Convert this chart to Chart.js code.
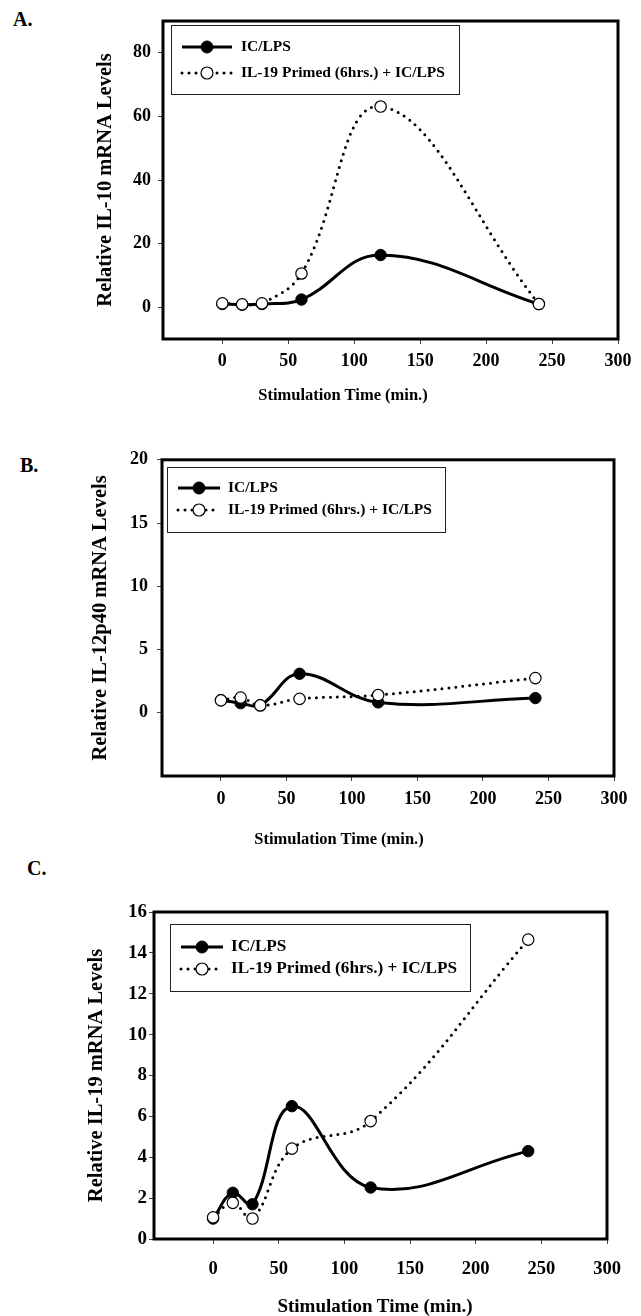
<!DOCTYPE html>
<html><head><meta charset="utf-8">
<script src="https://cdn.jsdelivr.net/npm/chart.js@4.4.1/dist/chart.umd.min.js"></script>
<style>
html,body{margin:0;padding:0;background:#fff;}
body{position:relative;width:641px;height:1316px;overflow:hidden;font-family:'Liberation Serif','Times New Roman',serif;font-weight:bold;color:#000;}
canvas{position:absolute;left:0;}
.lbl{position:absolute;white-space:nowrap;line-height:1;}
.xt{position:absolute;width:360px;text-align:center;white-space:nowrap;line-height:1;}
</style></head><body>
<div class="lbl" style="left:13px;top:9px;font-size:20px">A.</div>
<div class="lbl" style="left:20px;top:455px;font-size:20px">B.</div>
<div class="lbl" style="left:27px;top:858px;font-size:20px">C.</div>
<canvas id="cA" width="641" height="420" style="top:0px"></canvas>
<canvas id="cB" width="641" height="420" style="top:440px"></canvas>
<canvas id="cC" width="641" height="436" style="top:880px"></canvas>
<div class="xt" id="xtA" style="left:163px;top:387px;font-size:16.5px"></div>
<div class="xt" id="xtB" style="left:159px;top:831px;font-size:16.5px"></div>
<div class="xt" id="xtC" style="left:195px;top:1296px;font-size:19px"></div>
<script>
// ---- data ----
const times = [0, 15, 30, 60, 120, 240];
const seriesNames = ['IC/LPS', 'IL-19 Primed (6hrs.) + IC/LPS'];
const il10IcLps  = [1.0, 0.8, 1.0, 2.4, 16.4, 1.0];
const il10Primed = [1.2, 0.9, 1.2, 10.6, 63.1, 1.0];
const il12IcLps  = [1.0, 0.76, 0.6, 3.08, 0.82, 1.16];
const il12Primed = [0.98, 1.2, 0.58, 1.1, 1.4, 2.74];
const il19IcLps  = [1.0, 2.26, 1.7, 6.5, 2.52, 4.3];
const il19Primed = [1.06, 1.77, 1.0, 4.42, 5.77, 14.65];
const xTickValues = [0, 50, 100, 150, 200, 250, 300];
const yTicksA = [0, 20, 40, 60, 80];
const yTicksB = [0, 5, 10, 15, 20];
const yTicksC = [0, 2, 4, 6, 8, 10, 12, 14, 16];
const yTitleA = 'Relative IL-10 mRNA Levels';
const yTitleB = 'Relative IL-12p40 mRNA Levels';
const yTitleC = 'Relative IL-19 mRNA Levels';
const xTitle = 'Stimulation Time (min.)';

document.getElementById('xtA').textContent = xTitle;
document.getElementById('xtB').textContent = xTitle;
document.getElementById('xtC').textContent = xTitle;

const FAM = "'Liberation Serif','Times New Roman',serif";

const framePlugin = {
  id: 'frame',
  beforeDatasetsDraw(chart) {
    const {left, top, right, bottom} = chart.chartArea;
    const ctx = chart.ctx;
    ctx.save();
    ctx.strokeStyle = '#000';
    ctx.lineWidth = 3;
    ctx.strokeRect(left, top, right - left, bottom - top);
    ctx.restore();
  }
};

const boxLegend = {
  id: 'boxLegend',
  afterDraw(chart, args, o) {
    if (!o || !o.rows) return;
    const ctx = chart.ctx;
    ctx.save();
    ctx.fillStyle = '#fff';
    ctx.fillRect(o.x, o.y, o.w, o.h);
    ctx.strokeStyle = '#222';
    ctx.lineWidth = 1;
    ctx.strokeRect(o.x + 0.5, o.y + 0.5, o.w, o.h);
    chart.data.datasets.forEach((ds, i) => {
      const cy = o.rows[i];
      ctx.beginPath();
      ctx.setLineDash(ds.borderDash || []);
      ctx.lineCap = ds.borderCapStyle || 'butt';
      ctx.lineWidth = ds.borderWidth;
      ctx.strokeStyle = ds.borderColor;
      ctx.moveTo(o.x1, cy);
      ctx.lineTo(o.x2, cy);
      ctx.stroke();
      ctx.setLineDash([]);
      ctx.beginPath();
      ctx.arc((o.x1 + o.x2) / 2, cy, o.r, 0, Math.PI * 2);
      ctx.fillStyle = ds.pointBackgroundColor;
      ctx.fill();
      ctx.lineWidth = ds.pointBorderWidth;
      ctx.strokeStyle = ds.pointBorderColor;
      ctx.stroke();
      ctx.fillStyle = '#000';
      ctx.font = 'bold ' + o.fontSize + 'px ' + FAM;
      ctx.textBaseline = 'middle';
      ctx.textAlign = 'left';
      ctx.fillText(ds.label, o.tx, cy);
    });
    ctx.restore();
  }
};

function makeChart(id, P) {
  const solid = {
    label: seriesNames[0],
    data: times.map((t, i) => ({x: t, y: P.s1[i]})),
    borderColor: '#000', borderWidth: 3, tension: 0.4, fill: false,
    pointRadius: 5.7, pointBackgroundColor: '#000', pointBorderColor: '#000', pointBorderWidth: 1,
    order: 1
  };
  const dotted = {
    label: seriesNames[1],
    data: times.map((t, i) => ({x: t, y: P.s2[i]})),
    borderColor: '#000', borderWidth: 3, borderDash: [0, 7], borderCapStyle: 'round', tension: 0.4, fill: false,
    pointRadius: 5.7, pointBackgroundColor: '#fff', pointBorderColor: '#000', pointBorderWidth: 1.2,
    order: 0
  };
  const gridOpt = {display: true, drawOnChartArea: false, drawTicks: true, tickLength: 5, color: '#444', lineWidth: 1};
  return new Chart(document.getElementById(id), {
    type: 'line',
    data: {datasets: [solid, dotted]},
    options: {
      responsive: false, animation: false, devicePixelRatio: 1,
      layout: {padding: {top: P.top, right: P.right, left: 0, bottom: 0}},
      plugins: {legend: {display: false}, tooltip: {enabled: false}, boxLegend: P.legend},
      scales: {
        x: {
          type: 'linear', min: -45, max: 300,
          afterBuildTicks: s => { s.ticks = xTickValues.map(v => ({value: v})); },
          afterFit: s => { s.height = P.xH; },
          border: {display: false},
          grid: gridOpt,
          ticks: {color: '#000', font: {family: FAM, weight: 'bold', size: P.xTickSize}, padding: P.xPad, maxRotation: 0, autoSkip: false}
        },
        y: {
          type: 'linear', min: P.yMin, max: P.yMax,
          afterBuildTicks: s => { s.ticks = P.yTicks.map(v => ({value: v})); },
          afterFit: s => { s.width = P.left; },
          border: {display: false},
          grid: gridOpt,
          title: {display: true, text: P.yTitle, color: '#000', font: {family: FAM, weight: 'bold', size: P.yTitleSize}, padding: {top: P.ytPad, bottom: 0}},
          ticks: {color: '#000', font: {family: FAM, weight: 'bold', size: P.yTickSize}, padding: P.yPad, autoSkip: false}
        }
      }
    },
    plugins: [framePlugin, boxLegend]
  });
}

makeChart('cA', {
  s1: il10IcLps, s2: il10Primed, yMin: -10, yMax: 90, yTicks: yTicksA, yTitle: yTitleA,
  top: 21, right: 23, left: 163, xH: 81,
  xTickSize: 18, yTickSize: 18, xPad: 7, yPad: 7, yTitleSize: 20.5, ytPad: 93.5,
  legend: {x: 171, y: 25, w: 288, h: 69, rows: [47, 73], x1: 182, x2: 232, r: 6, tx: 241, fontSize: 15.5}
});
makeChart('cB', {
  s1: il12IcLps, s2: il12Primed, yMin: -5, yMax: 20, yTicks: yTicksB, yTitle: yTitleB,
  top: 19, right: 27, left: 162, xH: 84,
  xTickSize: 18, yTickSize: 18, xPad: 8, yPad: 9, yTitleSize: 20.5, ytPad: 88,
  legend: {x: 167, y: 27, w: 278, h: 65, rows: [48, 70], x1: 178, x2: 220, r: 6, tx: 228, fontSize: 15.5}
});
makeChart('cC', {
  s1: il19IcLps, s2: il19Primed, yMin: 0, yMax: 16, yTicks: yTicksC, yTitle: yTitleC,
  top: 32, right: 34, left: 154, xH: 77,
  xTickSize: 18.5, yTickSize: 19, xPad: 14, yPad: 2, yTitleSize: 20.5, ytPad: 84,
  legend: {x: 170, y: 44, w: 300, h: 67, rows: [67, 89], x1: 181, x2: 223, r: 6, tx: 231, fontSize: 17.2}
});
</script>
</body></html>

What the exercise asks: Transcribe exactly, with no pictures, the lines running from the first line of the material through the line holding "document.getElementById('xtC').textContent = xTitle;".

Reply to the exercise:
Convert this chart to Chart.js code.
<!DOCTYPE html>
<html><head><meta charset="utf-8">
<script src="https://cdn.jsdelivr.net/npm/chart.js@4.4.1/dist/chart.umd.min.js"></script>
<style>
html,body{margin:0;padding:0;background:#fff;}
body{position:relative;width:641px;height:1316px;overflow:hidden;font-family:'Liberation Serif','Times New Roman',serif;font-weight:bold;color:#000;}
canvas{position:absolute;left:0;}
.lbl{position:absolute;white-space:nowrap;line-height:1;}
.xt{position:absolute;width:360px;text-align:center;white-space:nowrap;line-height:1;}
</style></head><body>
<div class="lbl" style="left:13px;top:9px;font-size:20px">A.</div>
<div class="lbl" style="left:20px;top:455px;font-size:20px">B.</div>
<div class="lbl" style="left:27px;top:858px;font-size:20px">C.</div>
<canvas id="cA" width="641" height="420" style="top:0px"></canvas>
<canvas id="cB" width="641" height="420" style="top:440px"></canvas>
<canvas id="cC" width="641" height="436" style="top:880px"></canvas>
<div class="xt" id="xtA" style="left:163px;top:387px;font-size:16.5px"></div>
<div class="xt" id="xtB" style="left:159px;top:831px;font-size:16.5px"></div>
<div class="xt" id="xtC" style="left:195px;top:1296px;font-size:19px"></div>
<script>
// ---- data ----
const times = [0, 15, 30, 60, 120, 240];
const seriesNames = ['IC/LPS', 'IL-19 Primed (6hrs.) + IC/LPS'];
const il10IcLps  = [1.0, 0.8, 1.0, 2.4, 16.4, 1.0];
const il10Primed = [1.2, 0.9, 1.2, 10.6, 63.1, 1.0];
const il12IcLps  = [1.0, 0.76, 0.6, 3.08, 0.82, 1.16];
const il12Primed = [0.98, 1.2, 0.58, 1.1, 1.4, 2.74];
const il19IcLps  = [1.0, 2.26, 1.7, 6.5, 2.52, 4.3];
const il19Primed = [1.06, 1.77, 1.0, 4.42, 5.77, 14.65];
const xTickValues = [0, 50, 100, 150, 200, 250, 300];
const yTicksA = [0, 20, 40, 60, 80];
const yTicksB = [0, 5, 10, 15, 20];
const yTicksC = [0, 2, 4, 6, 8, 10, 12, 14, 16];
const yTitleA = 'Relative IL-10 mRNA Levels';
const yTitleB = 'Relative IL-12p40 mRNA Levels';
const yTitleC = 'Relative IL-19 mRNA Levels';
const xTitle = 'Stimulation Time (min.)';

document.getElementById('xtA').textContent = xTitle;
document.getElementById('xtB').textContent = xTitle;
document.getElementById('xtC').textContent = xTitle;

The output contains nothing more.